#### What the exercise asks
In the material below, identify each line bearing the word "this". Reproduce those lines.

■ ■ ■ ■ ■

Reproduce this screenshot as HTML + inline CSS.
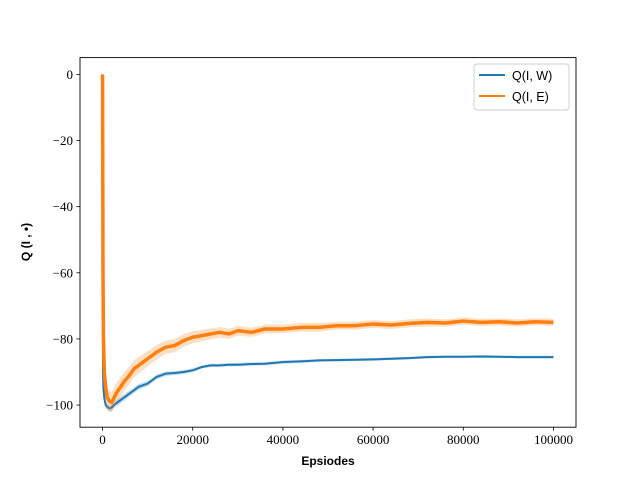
<!DOCTYPE html>
<html><head><meta charset="utf-8"><style>
body{margin:0;background:#fff}
svg text{font-family:"Liberation Serif",serif;font-size:13px;fill:#000}
</style></head><body>
<svg width="640" height="480" xmlns="http://www.w3.org/2000/svg">
<g id="marks"></g>
<rect x="80" y="57.6" width="496" height="369.6" fill="none" stroke="#000" stroke-width="0.9"/>
<g id="axes"></g>
<text x="328" y="465" text-anchor="middle" style="font-family:'Liberation Sans',sans-serif;font-weight:bold;font-size:12px">Epsiodes</text>
<text transform="translate(30,242) rotate(-90)" text-anchor="middle" style="font-family:'Liberation Sans',sans-serif;font-weight:bold;font-size:12px">Q (I , •)</text>
<g>
<rect x="474" y="64" width="95" height="46" rx="3" fill="#fff" stroke="#ccc" stroke-width="0.9"/>
<line x1="479" y1="75" x2="505" y2="75" stroke="#1f77b4" stroke-width="2"/>
<text x="512" y="80" style="font-family:'Liberation Sans',sans-serif;font-size:12.5px">Q(I, W)</text>
<line x1="479" y1="96" x2="505" y2="96" stroke="#ff7f0e" stroke-width="2"/>
<text x="512" y="101" style="font-family:'Liberation Sans',sans-serif;font-size:12.5px">Q(I, E)</text>
</g>
</svg>
<script>
const xTicks=[0,20000,40000,60000,80000,100000];
const yTicks=[0,-20,-40,-60,-80,-100];
const yTickLabels=["0","\u221220","\u221240","\u221260","\u221280","\u2212100"];
const episodes=[0,100,200,400,700,1000,1500,2000,2500,3000,4000,5000,6000,7000,8000,9000,10000,12000,14000,16000,18000,20000,22000,24000,26000,28000,30000,33000,36000,40000,44000,48000,52000,56000,60000,64000,68000,72000,76000,80000,84000,88000,92000,96000,100000];
const qW=[0,-90,-95,-98,-100,-100.5,-101,-100.8,-100,-99.5,-98.5,-97.5,-96.5,-95.5,-94.5,-94,-93.5,-91.5,-90.5,-90.3,-90,-89.5,-88.5,-88,-88,-87.8,-87.8,-87.6,-87.5,-87,-86.8,-86.5,-86.4,-86.3,-86.2,-86,-85.8,-85.5,-85.4,-85.4,-85.3,-85.4,-85.5,-85.5,-85.5];
const qE=[0,-60,-80,-90,-95,-97.5,-98.8,-99.2,-98,-96.5,-94.5,-92.5,-91,-89,-88,-87,-86,-84,-82.5,-82,-80.5,-79.5,-79,-78.5,-78,-78.5,-77.5,-78,-77,-77,-76.5,-76.5,-76,-76,-75.5,-75.8,-75.3,-75,-75.2,-74.6,-75,-74.8,-75.2,-74.8,-75];
const qESpread=[0,6,5,4,3.5,3.5,3.2,3,3,3,3,2.8,2.7,2.6,2.5,2.4,2.3,2.2,2,2,1.9,1.8,1.7,1.6,1.6,1.5,1.5,1.4,1.4,1.3,1.3,1.3,1.2,1.2,1.2,1.2,1.2,1.2,1.1,1.1,1.1,1.1,1.1,1.1,1.1];
const qWSpread=[0,3,2,1.5,1.2,1,1,1,1,1,1,1,0.9,0.9,0.9,0.8,0.8,0.7,0.7,0.6,0.6,0.6,0.5,0.5,0.5,0.5,0.5,0.5,0.5,0.5,0.5,0.4,0.4,0.4,0.4,0.4,0.4,0.4,0.4,0.4,0.4,0.4,0.4,0.4,0.4];
const NS="http://www.w3.org/2000/svg";
const X0=80,X1=576,Y0=57.6,Y1=427.2,XMIN=-5000,XMAX=105000,YMIN=-106.7,YMAX=5.08;
const sx=v=>X0+(v-XMIN)/(XMAX-XMIN)*(X1-X0);
const sy=v=>Y1-(v-YMIN)/(YMAX-YMIN)*(Y1-Y0);
const marks=document.getElementById('marks'),axes=document.getElementById('axes');
function mk(t,a,p){const e=document.createElementNS(NS,t);for(const k in a)e.setAttribute(k,a[k]);p.appendChild(e);return e;}
function band(ys,sp,col,name){
 let up=episodes.map((x,i)=>sx(x)+','+sy(ys[i]+sp[i]));
 let dn=episodes.map((x,i)=>sx(x)+','+sy(ys[i]-sp[i])).reverse();
 const e=mk('polygon',{points:up.concat(dn).join(' '),fill:col,opacity:0.25},marks);
 
 
}
function line(ys,col,w,name){
 const e=mk('polyline',{points:episodes.map((x,i)=>sx(x)+','+sy(ys[i])).join(' '),fill:'none',stroke:col,'stroke-width':w,'stroke-linejoin':'round'},marks);
 
 
}
band(qW,qWSpread,'#1f77b4','band-q-i-w');
line(qW,'#1f77b4',2,'line-q-i-w');
band(qE,qESpread,'#ff7f0e','band-q-i-e');
line(qE,'#ff7f0e',3.5,'line-q-i-e');
xTicks.forEach(v=>{
 const t=mk('line',{x1:sx(v),x2:sx(v),y1:Y1,y2:Y1+3.5,stroke:'#000','stroke-width':0.8},axes);
 
 
 const l=mk('text',{x:sx(v),y:Y1+17,'text-anchor':'middle'},axes);l.textContent=String(v);
 
 
});
yTicks.forEach((v,i)=>{
 const t=mk('line',{x1:X0-3.5,x2:X0,y1:sy(v),y2:sy(v),stroke:'#000','stroke-width':0.8},axes);
 
 
 const l=mk('text',{x:X0-7,y:sy(v)+4.5,'text-anchor':'end'},axes);l.textContent=yTickLabels[i];
 
 
});
</script>
</body></html>
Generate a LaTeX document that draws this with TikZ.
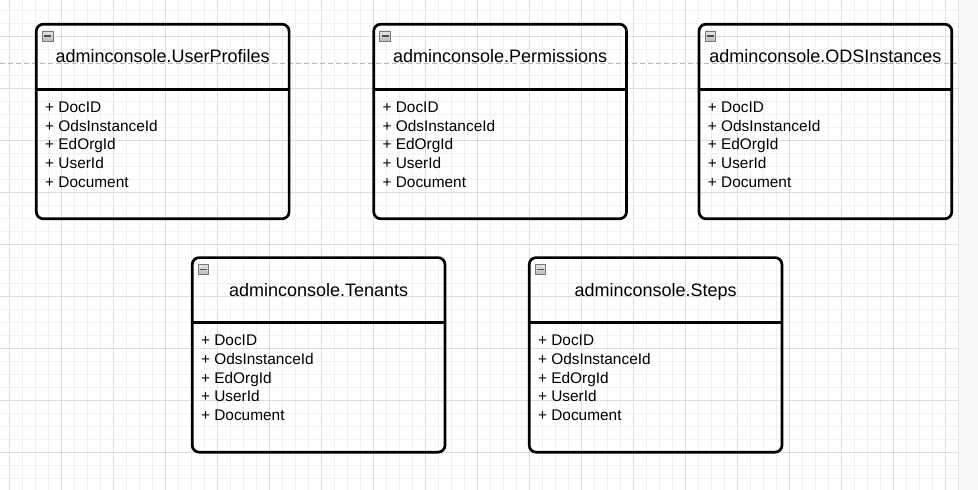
\documentclass[tikz,border=0pt]{standalone}
\usepackage{fontspec}
\setmainfont{Liberation Sans}
\usetikzlibrary{shadings}
\definecolor{majorgrid}{HTML}{DEDEDE}
\definecolor{minorgrid}{HTML}{F1F1F1}
\definecolor{stripcol}{HTML}{F8F8F8}
\definecolor{stripedge}{HTML}{E6E6E6}
\definecolor{dashcol}{HTML}{BDBDBD}
\tikzset{
  minorline/.style={draw=minorgrid, line width=1pt},
  majorline/.style={draw=majorgrid, line width=1.1pt},
  guideline/.style={draw=dashcol, line width=1pt, dash pattern=on 4.5pt off 3.5pt},
  classbox/.style={draw=black, line width=2.7pt, rounded corners=7pt, minimum width=252.8pt,
    minimum height=194.6pt, inner sep=0pt, outer sep=0pt, anchor=north west},
  divider/.style={draw=black, line width=2.7pt},
  titletext/.style={inner sep=0pt, anchor=base, font=\fontsize{18}{21.6}\selectfont},
  attrtext/.style={inner sep=0pt, anchor=base west, font=\fontsize{15.4}{18.7}\selectfont},
  minusicon/.style={draw=gray!95!black, line width=0.8pt, top color=gray!20, bottom color=gray!55,
    minimum size=10.5pt, inner sep=0pt, outer sep=0pt},
  minusline/.style={draw=black!70, line width=1.6pt}
}
\newcommand\umlclass[4]{%
  \node[classbox] (#1) at (#2,#3) {};
  \draw[divider] ([yshift=-65pt]#1.north west) -- ([yshift=-65pt]#1.north east);
  \node[titletext] (#1-title) at ([yshift=-38.5pt]#1.north) {#4};
  \foreach \r [count=\k] in {DocID,OdsInstanceId,EdOrgId,UserId,Document}{
    \node[attrtext] (#1-a\k) at ([xshift=8.7pt, yshift={-88.1pt-18.7pt*(\k-1)}]#1.north west) {+ \r};
  }
  \node[minusicon] (#1-icon) at ([xshift=11.4pt, yshift=-12pt]#1.north west) {};
  \draw[minusline] ([xshift=1.8pt]#1-icon.west) -- ([xshift=-1.8pt]#1-icon.east);
}
\begin{document}
\begin{tikzpicture}[x=1pt, y=-1pt]
\useasboundingbox (0,0) rectangle (978,490);
\fill[white] (0,0) rectangle (978,490);
% grid
\foreach \k in {0,...,72} { \draw[minorline] ({9.3+13*\k},0) -- ({9.3+13*\k},490); }
\foreach \k in {0,...,37} { \draw[minorline] (0,{10.7+13*\k}) -- (958.5,{10.7+13*\k}); }
\foreach \k in {0,...,18} { \draw[majorline] ({9.3+52*\k},0) -- ({9.3+52*\k},490); }
\foreach \k in {0,...,8} { \draw[majorline] (0,{36.7+52*\k}) -- (958.5,{36.7+52*\k}); }
% right strip
\fill[stripcol] (958.5,0) rectangle (978,490);
\draw[stripedge, line width=1.2pt] (958.8,0) -- (958.8,490);
% guide line
\coordinate (gl-start) at (0,63.3);
\coordinate (gl-end) at (958,63.3);
\draw[guideline] (gl-start) -- (gl-end);
% classes
\umlclass{userprofiles}{36.3}{24.2}{adminconsole.UserProfiles}
\umlclass{permissions}{373.7}{24.2}{adminconsole.Permissions}
\umlclass{odsinstances}{699}{24.2}{adminconsole.ODSInstances}
\umlclass{tenants}{192.2}{257.6}{adminconsole.Tenants}
\umlclass{steps}{529.2}{257.6}{adminconsole.Steps}
\end{tikzpicture}
\end{document}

■ ■ ■ ■ ■

#### Full response
Reproduce this screenshot as HTML + inline CSS.
Generate a LaTeX document that draws this with TikZ.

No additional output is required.